## [Source data]
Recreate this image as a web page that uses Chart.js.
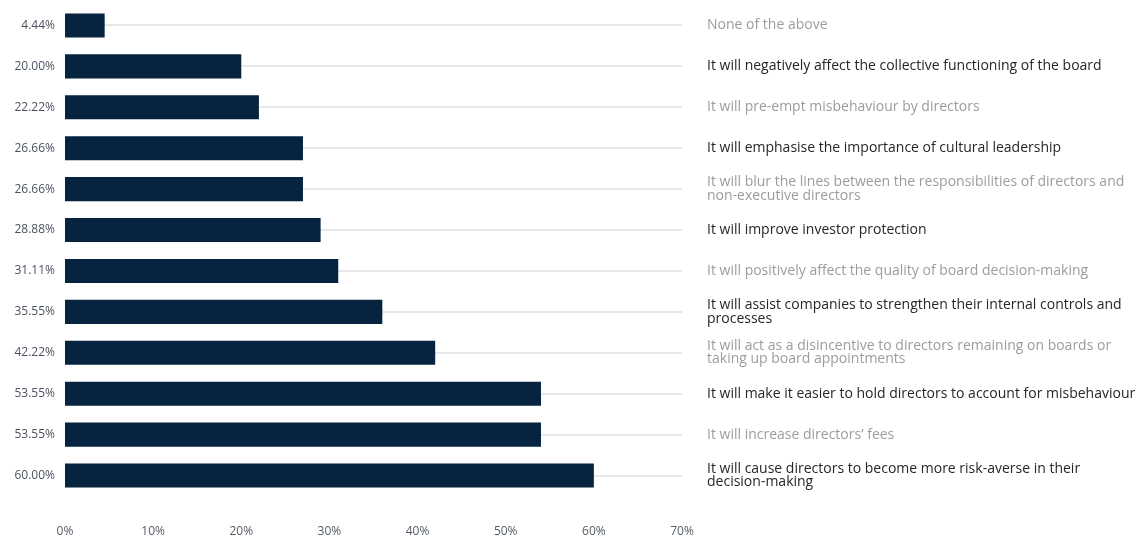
<!DOCTYPE html>
<html>
<head>
<meta charset="utf-8">
<script src="https://cdn.jsdelivr.net/npm/chart.js@4"></script>
<style>
  body { margin: 0; background: #fff; }
  #wrap { width: 1137px; height: 538px; }
</style>
</head>
<body>
<div id="wrap"><canvas id="bars" width="1137" height="538"></canvas></div>
<script>
const statements = [
  "None of the above",
  "It will negatively affect the collective functioning of the board",
  "It will pre-empt misbehaviour by directors",
  "It will emphasise the importance of cultural leadership",
  ["It will blur the lines between the responsibilities of directors and", "non-executive directors"],
  "It will improve investor protection",
  "It will positively affect the quality of board decision-making",
  ["It will assist companies to strengthen their internal controls and", "processes"],
  ["It will act as a disincentive to directors remaining on boards or", "taking up board appointments"],
  "It will make it easier to hold directors to account for misbehaviour",
  "It will increase directors\u2019 fees",
  ["It will cause directors to become more risk-averse in their", "decision-making"]
];
// bar lengths as drawn in the picture (they are rounded, the labels are not)
const barValues = [4.5, 20, 22, 27, 27, 29, 31, 36, 42, 54, 54, 60];
const shareLabels = ["4.44%", "20.00%", "22.22%", "26.66%", "26.66%", "28.88%",
  "31.11%", "35.55%", "42.22%", "53.55%", "53.55%", "60.00%"];

const fontFam = "'Open Sans', 'DejaVu Sans', sans-serif";

// drop the extra room chart.js keeps for the first/last tick labels
const noPad = (s) => { s.paddingTop = 0; s.paddingBottom = 0; };

var ctx = document.getElementById("bars").getContext("2d");
var chart = new Chart(ctx, {
  type: "bar",
  data: {
    labels: shareLabels,
    datasets: [
      {
        data: barValues,
        backgroundColor: "#06233f",
        categoryPercentage: 1,
        barPercentage: 0.59,
        yAxisID: "y",
      },
    ],
  },
  options: {
    indexAxis: "y",
    responsive: false,
    animation: false,
    layout: { padding: { top: 5, bottom: 0, left: 0, right: 0 } },
    plugins: { legend: { display: false }, tooltip: { enabled: false } },
    scales: {
      x: {
        min: 0,
        max: 70,
        afterFit: (s) => { s.height = 42; },
        ticks: {
          stepSize: 10,
          padding: 20,
          color: "#555c66",
          font: { family: fontFam, size: 12 },
          callback: (v) => v + "%",
        },
        grid: { display: false },
        border: { display: false },
      },
      y: {
        position: "left",
        afterFit: (s) => { s.width = 65; noPad(s); },
        ticks: {
          padding: 10,
          color: "#4b5260",
          font: { family: fontFam, size: 12 },
        },
        grid: {
          offset: false,
          color: "#e4e7eb",
          lineWidth: 2,
          drawTicks: false,
        },
        border: { display: false },
      },
      y2: {
        type: "category",
        position: "right",
        labels: statements,
        offset: true,
        afterFit: (s) => { s.width = 455; noPad(s); },
        ticks: {
          padding: 17,
          color: (c) => (c.index % 2 === 0 ? "#9c9c9c" : "#262626"),
          font: { family: fontFam, size: 14, lineHeight: 0.95 },
        },
        grid: { display: false },
        border: { display: false },
      },
    },
  },
});
</script>
</body>
</html>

## [Set problem]
Omit every picture, then repeat the remaining data exactly as it appears above.

## [Finished answer]
Recreate this image as a web page that uses Chart.js.
<!DOCTYPE html>
<html>
<head>
<meta charset="utf-8">
<script src="https://cdn.jsdelivr.net/npm/chart.js@4"></script>
<style>
  body { margin: 0; background: #fff; }
  #wrap { width: 1137px; height: 538px; }
</style>
</head>
<body>
<div id="wrap"><canvas id="bars" width="1137" height="538"></canvas></div>
<script>
const statements = [
  "None of the above",
  "It will negatively affect the collective functioning of the board",
  "It will pre-empt misbehaviour by directors",
  "It will emphasise the importance of cultural leadership",
  ["It will blur the lines between the responsibilities of directors and", "non-executive directors"],
  "It will improve investor protection",
  "It will positively affect the quality of board decision-making",
  ["It will assist companies to strengthen their internal controls and", "processes"],
  ["It will act as a disincentive to directors remaining on boards or", "taking up board appointments"],
  "It will make it easier to hold directors to account for misbehaviour",
  "It will increase directors\u2019 fees",
  ["It will cause directors to become more risk-averse in their", "decision-making"]
];
// bar lengths as drawn in the picture (they are rounded, the labels are not)
const barValues = [4.5, 20, 22, 27, 27, 29, 31, 36, 42, 54, 54, 60];
const shareLabels = ["4.44%", "20.00%", "22.22%", "26.66%", "26.66%", "28.88%",
  "31.11%", "35.55%", "42.22%", "53.55%", "53.55%", "60.00%"];

const fontFam = "'Open Sans', 'DejaVu Sans', sans-serif";

// drop the extra room chart.js keeps for the first/last tick labels
const noPad = (s) => { s.paddingTop = 0; s.paddingBottom = 0; };

var ctx = document.getElementById("bars").getContext("2d");
var chart = new Chart(ctx, {
  type: "bar",
  data: {
    labels: shareLabels,
    datasets: [
      {
        data: barValues,
        backgroundColor: "#06233f",
        categoryPercentage: 1,
        barPercentage: 0.59,
        yAxisID: "y",
      },
    ],
  },
  options: {
    indexAxis: "y",
    responsive: false,
    animation: false,
    layout: { padding: { top: 5, bottom: 0, left: 0, right: 0 } },
    plugins: { legend: { display: false }, tooltip: { enabled: false } },
    scales: {
      x: {
        min: 0,
        max: 70,
        afterFit: (s) => { s.height = 42; },
        ticks: {
          stepSize: 10,
          padding: 20,
          color: "#555c66",
          font: { family: fontFam, size: 12 },
          callback: (v) => v + "%",
        },
        grid: { display: false },
        border: { display: false },
      },
      y: {
        position: "left",
        afterFit: (s) => { s.width = 65; noPad(s); },
        ticks: {
          padding: 10,
          color: "#4b5260",
          font: { family: fontFam, size: 12 },
        },
        grid: {
          offset: false,
          color: "#e4e7eb",
          lineWidth: 2,
          drawTicks: false,
        },
        border: { display: false },
      },
      y2: {
        type: "category",
        position: "right",
        labels: statements,
        offset: true,
        afterFit: (s) => { s.width = 455; noPad(s); },
        ticks: {
          padding: 17,
          color: (c) => (c.index % 2 === 0 ? "#9c9c9c" : "#262626"),
          font: { family: fontFam, size: 14, lineHeight: 0.95 },
        },
        grid: { display: false },
        border: { display: false },
      },
    },
  },
});
</script>
</body>
</html>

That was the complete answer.